Not compulsory but recommended for TF‑IDF and ML models.
🧩 5️⃣ TF‑IDF — Formulae & Behavior
TF: term frequency in a document
Raw = count. Sublinear = 1 + log(TF).
IDF: inverse document frequency
= log((1 + N) / (1 + df)) + 1
TF‑IDF = TF × IDF
| Concept | Meaning |
|---|---|
| High TF, High IDF | Distinctive keyword |
| High TF, Low IDF | Common word (reduced weight) |
| Sublinear TF | Reduces gap between 100 vs 10 (repetition ≠ 10× meaning) |
| Normalization | Makes long and short documents comparable (L2 norm) |
| POS filter before TF‑IDF | Keep NOUN/VERB/ADJ → less noise |
📊 6️⃣ Long Format & Interactions (Choice Model)
Structure: each person has multiple rows (one per alternative).
choice = 1if that alternative is chosen.idslink rows for the same person.alt= arterial / rural / freeway.
Interactions: vehage_freew = vehage × (alt == freeway)
Creates within‑person variation → required for ISVs.
✅ Drop base alternative for ASC & ISV (arterial).
✅ Keep all ASVs.
📈 7️⃣ ROC / Precision–Recall Quick Block
- ROC: TPR vs FPR. AUC = model ranking ability.
- PR curve: Precision vs Recall — best for imbalanced data.
- High recall → catch more positives.

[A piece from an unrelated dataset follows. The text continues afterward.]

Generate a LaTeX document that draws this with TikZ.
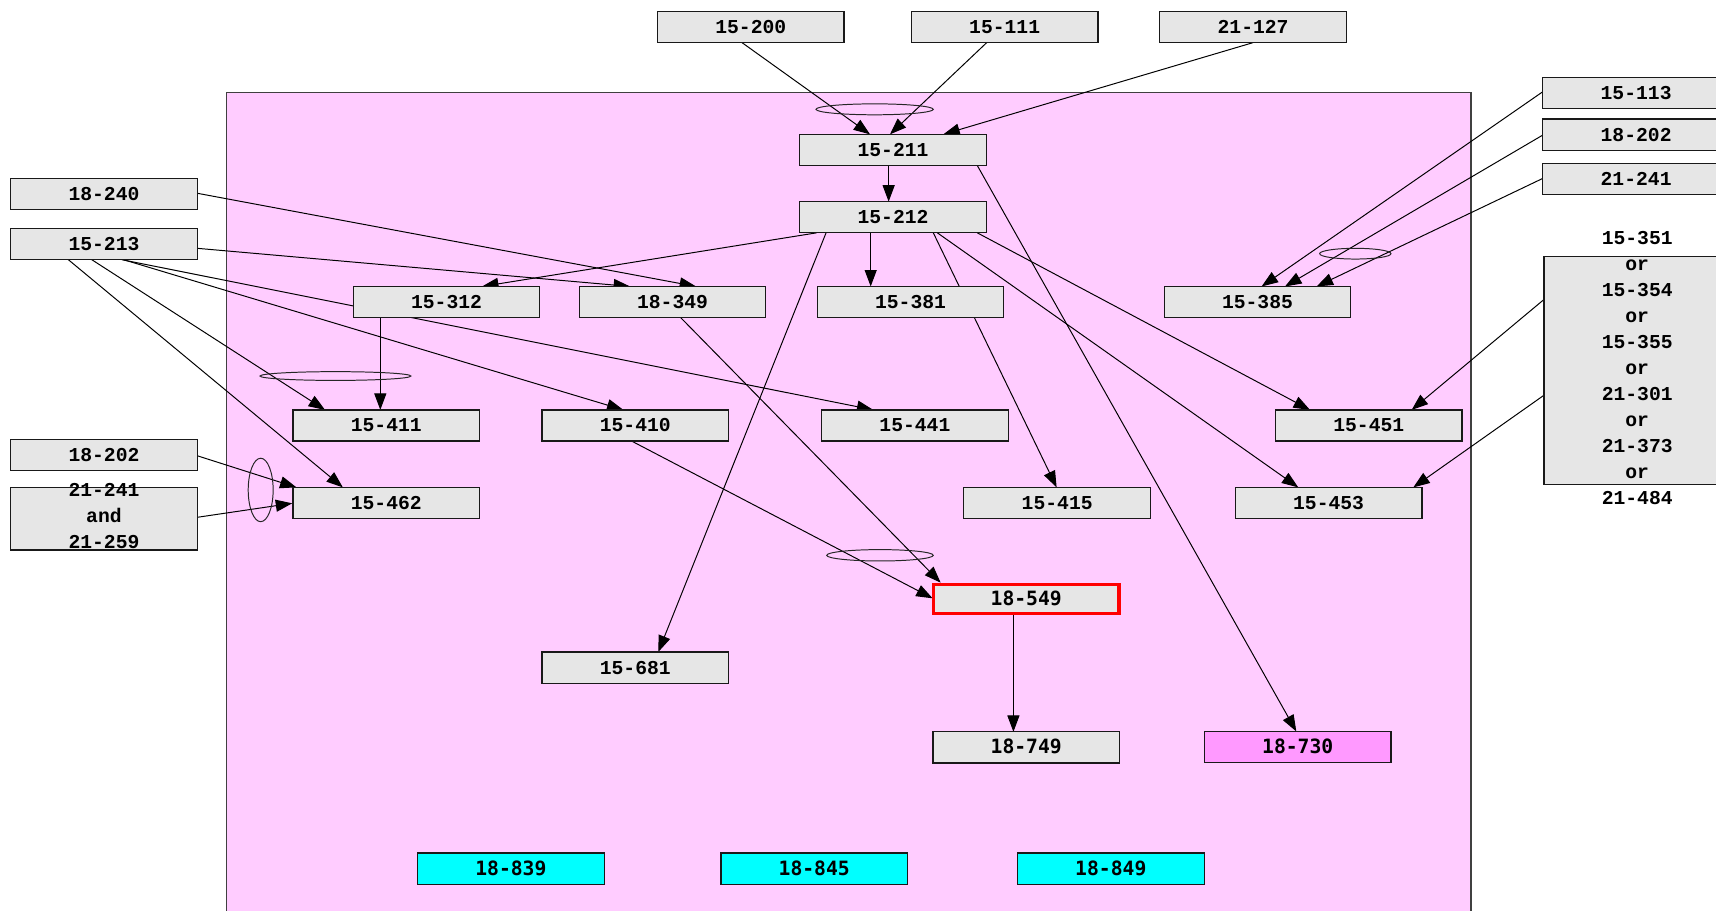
\documentclass[tikz,border=0pt]{standalone}
\usepackage{fontspec}
\usetikzlibrary{calc,arrows.meta}
\newfontfamily\courfont{Liberation Mono}
\newfontfamily\sansmono{DejaVu Sans Mono}
\definecolor{nodegray}{HTML}{E6E6E6}
\definecolor{clusterpink}{HTML}{FFCCFF}
\definecolor{hotpink}{HTML}{FF99FF}
\definecolor{aqua}{HTML}{00FFFF}
\definecolor{framegray}{HTML}{404040}
\pgfdeclarelayer{bg}
\pgfdeclarelayer{edgelayer}
\pgfsetlayers{bg,edgelayer,main}

\begin{document}
\begin{tikzpicture}[x=1pt,y=-1pt,
  box/.style={draw=black!90, line width=1.1pt, fill=nodegray,
    minimum width=170.5pt, minimum height=28.5pt, inner sep=0pt,
    font=\courfont\bfseries\fontsize{18}{23.7}\selectfont,
    text height=11.8pt, text depth=0pt},
  sbox/.style={box, font=\sansmono\bfseries\fontsize{18}{23.7}\selectfont},
  lbl/.style={inner sep=0pt, align=center,
    font=\courfont\bfseries\fontsize{18}{23.7}\selectfont},
  link/.style={line width=0.9pt, draw=black,
    -{Triangle[length=15pt,width=11pt]}},
  group/.style={draw=black!85, line width=0.9pt},
]
\useasboundingbox (0,0) rectangle (1568,832);

% ---------- page and cluster ----------
\begin{pgfonlayer}{bg}
  \fill[white] (0,0) rectangle (1568,832);
  \draw[fill=clusterpink, draw=framegray, line width=1.3pt]
    (207.2,84.7) rectangle (1344,860);
\end{pgfonlayer}

% ---------- outside nodes ----------
\node[box] (n15200) at (686,24.7) {15-200};
\node[box] (n15111) at (918,24.7) {15-111};
\node[box] (n21127) at (1145,24.7) {21-127};
\node[box] (n18240) at (95,177) {18-240};
\node[box] (n15213) at (95,223) {15-213};
\node[box] (n18202l) at (95,416) {18-202};
\node[box, minimum height=57pt] (n21241l) at (95,474) {};
\node[lbl] at (95,471.5) {21-241\\and\\21-259};
\node[box] (n15113) at (1495,85) {15-113};
\node[box] (n18202r) at (1495,123) {18-202};
\node[box] (n21241r) at (1495,163.5) {21-241};
\node[box, minimum height=208pt] (nbig) at (1496,338.5) {};
\node[lbl] at (1496,336.3) {15-351\\or\\15-354\\or\\15-355\\or\\21-301\\or\\21-373\\or\\21-484};

% ---------- inside nodes ----------
\node[box] (n15211) at (816,137) {15-211};
\node[box] (n15212) at (816,198.5) {15-212};
\node[box] (n15312) at (408,276) {15-312};
\node[box] (n18349) at (614.5,276) {18-349};
\node[box] (n15381) at (832,276) {15-381};
\node[box] (n15385) at (1149,276) {15-385};
\node[box] (n15411) at (353,388.8) {15-411};
\node[box] (n15410) at (580.5,388.8) {15-410};
\node[box] (n15441) at (836,388.8) {15-441};
\node[box] (n15451) at (1250.7,388.8) {15-451};
\node[box] (n15462) at (353,459.6) {15-462};
\node[box] (n15415) at (966,459.6) {15-415};
\node[box] (n15453) at (1214,459.6) {15-453};
\node[sbox, draw=red, line width=3pt, minimum width=169.6pt, minimum height=26.6pt]
  (n18549) at (937.7,547.2) {18-549};
\node[box] (n15681) at (580.5,610) {15-681};
\node[sbox] (n18749) at (937.7,683) {18-749};
\node[sbox, fill=hotpink] (n18730) at (1185.8,682.6) {18-730};
\node[sbox, fill=aqua] (n18839) at (466.8,793.7) {18-839};
\node[sbox, fill=aqua] (n18845) at (744,793.7) {18-845};
\node[sbox, fill=aqua] (n18849) at (1015,793.7) {18-849};

% ---------- connectors ----------
\begin{pgfonlayer}{edgelayer}
  \draw[link] ($(n15200)+(-8,14.25)$) -- ($(n15211)+(-21,-14.25)$);
  \draw[link] ($(n15111)+(-16.4,14.25)$) -- ($(n15211)+(-2.8,-14.25)$);
  \draw[link] ($(n21127)+(0,14.25)$) -- ($(n15211)+(46,-14.25)$);
  \draw[link] ($(n15211)+(-4,14.25)$) -- ($(n15212)+(-4,-14.25)$);
  \draw[link] ($(n15211)+(77,14.25)$) -- ($(n18730)+(-1.3,-14.25)$);
  \draw[link] ($(n15212)+(-69.8,14.25)$) -- ($(n15312)+(32.5,-14.25)$);
  \draw[link] ($(n15212)+(-61.2,14.25)$) -- ($(n15681)+(21,-14.25)$);
  \draw[link] ($(n15212)+(-20.4,14.25)$) -- ($(n15381)+(-36.4,-14.25)$);
  \draw[link] ($(n15212)+(36.8,14.25)$) -- ($(n15415)+(-0.5,-14.25)$);
  \draw[link] ($(n15212)+(40.5,14.25)$) -- ($(n15453)+(-27.7,-14.25)$);
  \draw[link] ($(n15212)+(77,14.25)$) -- ($(n15451)+(-53.7,-14.25)$);
  \draw[link] ($(n18240)+(85.25,-0.4)$) -- ($(n18349)+(21.5,-14.25)$);
  \draw[link] ($(n15213)+(85.25,3.9)$) -- ($(n18349)+(-38.8,-14.25)$);
  \draw[link] ($(n15213)+(-11.2,14.25)$) -- ($(n15411)+(-56,-14.25)$);
  \draw[link] ($(n15213)+(-32.6,14.25)$) -- ($(n15462)+(-39.7,-14.25)$);
  \draw[link] ($(n15213)+(17.7,14.25)$) -- ($(n15410)+(-10.9,-14.25)$);
  \draw[link] ($(n15213)+(16.2,14.25)$) -- ($(n15441)+(-38,-14.25)$);
  \draw[link] ($(n15312)+(-60.5,14.25)$) -- ($(n15411)+(-5.5,-14.25)$);
  \draw[link] ($(n18349)+(7.5,14.25)$) -- ($(n18549)+(-78.2,-14.8)$);
  \draw[link] ($(n15410)+(-3.3,14.25)$) -- ($(n18549)+(-85.5,-0.5)$);
  \draw[link] ($(n18549)+(-11.7,14.8)$) -- ($(n18749)+(-11.7,-14.25)$);
  \draw[link] ($(n15113)+(-85.25,-1.2)$) -- ($(n15385)+(3.8,-14.25)$);
  \draw[link] ($(n18202r)+(-85.25,0.4)$) -- ($(n15385)+(25.2,-14.25)$);
  \draw[link] ($(n21241r)+(-85.25,-0.5)$) -- ($(n15385)+(54.1,-14.25)$);
  \draw[link] ($(nbig)+(-85,-65)$) -- ($(n15451)+(39.2,-14.25)$);
  \draw[link] ($(nbig)+(-85,22.5)$) -- ($(n15453)+(77.4,-14.25)$);
  \draw[link] ($(n18202l)+(85.1,0.4)$) -- ($(n15462)+(-82.1,-14.25)$);
  \draw[link] ($(n21241l)+(85.1,-1.3)$) -- ($(n15462)+(-86,0.3)$);

  % grouping rings around edges that join at one target
  \draw[group] (799.2,99.9) ellipse [x radius=53.6, y radius=5];
  \draw[group] (306.5,343.6) ellipse [x radius=68.9, y radius=4];
  \draw[group] (238.2,447.7) ellipse [x radius=11.4, y radius=29];
  \draw[group] (1238.4,231.8) ellipse [x radius=32.6, y radius=4.9];
  \draw[group] (804.1,507.4) ellipse [x radius=48.7, y radius=5.2];
\end{pgfonlayer}
\end{tikzpicture}
\end{document}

High precision → few false alarms.
- Lower threshold → higher recall, lower precision.
- In churn (cost of missed churners high) → prefer recall.
🔍 8️⃣ Regex Pattern Reminders
| Pattern | Matches | Use case |
|---|---|---|
\w+ | letters + digits + underscore | Keep numbers |
[A-Za-z']+ | letters + apostrophe | Keep contractions |
\d+ | digits | Extract numbers |
[A-Za-z0-9_]+ | letters + digits + underscore | Identifiers |
[^A-Za-z0-9]+ | non‑alphanumeric | Split on punctuation |
Trade‑off:
Preserve apostrophes for English contractions; decide whether numbers matter (years, prices).